Empirical Risk Minimization

Empirical risk minimization (ERM) is the foundational principle of statistical learning theory: given a hypothesis class and a training dataset, choose the hypothesis that minimizes the average loss over the training examples. The average loss is the empirical risk; the principle that selects the minimizer is empirical risk minimization. ERM is not merely one training strategy among many. It is the theoretical backbone of virtually all supervised learning, from linear regression to deep neural networks. Every model that is trained by minimizing a loss function on data is doing ERM, whether the practitioner knows the name or not.

The Formal Framework

Given a hypothesis class H (a set of functions mapping inputs to outputs), a loss function L that measures the cost of a prediction, and a training dataset of n samples drawn from some unknown distribution D, the empirical risk of a hypothesis h ∈ H is:

R_emp(h) = (1/n) Σ L(h(x_i), y_i)

ERM selects h* = argmin_{h ∈ H} R_emp(h). The central question of learning theory is: how close is the empirical risk R_emp(h*) to the true risk R(h*) = E_D[L(h(x), y)]? The difference is the generalization gap, and bounding it is the purpose of uniform convergence theory, VC theory, Rademacher complexity, and PAC learning.
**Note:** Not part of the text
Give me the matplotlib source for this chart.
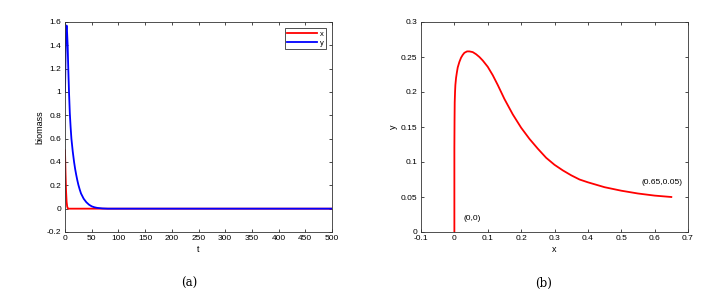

The classical results — Vapnik-Chervonenkis bounds, PAC bounds — state that with high probability, the generalization gap is bounded by a function of the complexity of H and the number of samples n. More complex hypothesis classes require more data to guarantee small generalization gaps. This is the theoretical justification for regularization, early stopping, and model selection: they constrain the complexity of H, trading off empirical fit for generalization assurance.

The Benign Overfitting Revolution

ERM's classical justification collapsed with the discovery of benign overfitting. In overparameterized regimes where the number of parameters exceeds the number of training samples, ERM does not merely underperform — it often achieves zero empirical risk (perfect interpolation) while maintaining low true risk. The uniform convergence framework predicts disaster: with so many parameters, the hypothesis class is too complex to generalize. The empirical reality is the opposite.

This means that ERM, as practiced in deep learning, is not doing what the classical theory said it was doing. The classical theory assumed that minimizing empirical risk would overfit when the hypothesis class is too rich. Deep learning practitioners minimize empirical risk in extremely rich hypothesis classes and do not overfit. The explanation is not that ERM is wrong but that the complexity measures (VC dimension, Rademacher complexity) are wrong — they measure the wrong thing about the hypothesis class.

The emerging theory replaces complexity measures with geometry measures: the implicit bias of the optimization algorithm, the structure of the data manifold, and the alignment between the model's inductive bias and the target function. Under this new theory, ERM is not a naive principle that needs regularization to save it. It is a principle that works better than it should, for reasons that classical theory could not explain.

ERM as a Systems Phenomenon

The systems-theoretic reading of ERM is that it is an attractor in the space of learning strategies. ERM is not optimal in any absolute sense. It is the strategy that survives under competition because it is simple, computationally tractable, and empirically effective across a wide range of domains. Alternative strategies — Bayesian averaging, online learning with expert advice, transductive inference — have theoretical advantages but operational disadvantages that prevent them from displacing ERM in practice.

This evolutionary reading resolves a puzzle: why does ERM dominate machine learning despite its known limitations (sensitivity to outliers, inability to handle distribution shift, brittleness to adversarial examples)? The answer is that ERM is not competing against theoretically superior alternatives in a fair tournament. It is competing in an institutional environment where reproducibility, scalability, and engineering simplicity are selection pressures. ERM wins not because it is the best learner but because it is the best institutional technology: it produces publishable results, deployable models, and legible metrics.

The consequence is that the limitations of ERM are not merely technical problems to be solved by better algorithms. They are systemic problems embedded in the sociology of machine learning. As long as benchmark performance is the primary currency of the field, ERM will remain the dominant strategy, because ERM is the strategy that optimizes benchmark performance. The alternative strategies that handle distribution shift, uncertainty quantification, and causal reasoning require different success metrics — metrics that the current institutional structure does not reward.

Empirical risk minimization is not a principle of statistical inference. It is a principle of institutional optimization. It selects the hypothesis that minimizes loss on the available data because that is what the institution can measure and reward. The gap between what ERM optimizes and what we actually need — robustness, fairness, causal validity, epistemic humility — is not a bug in the algorithm. It is a feature of the system that selects the algorithm.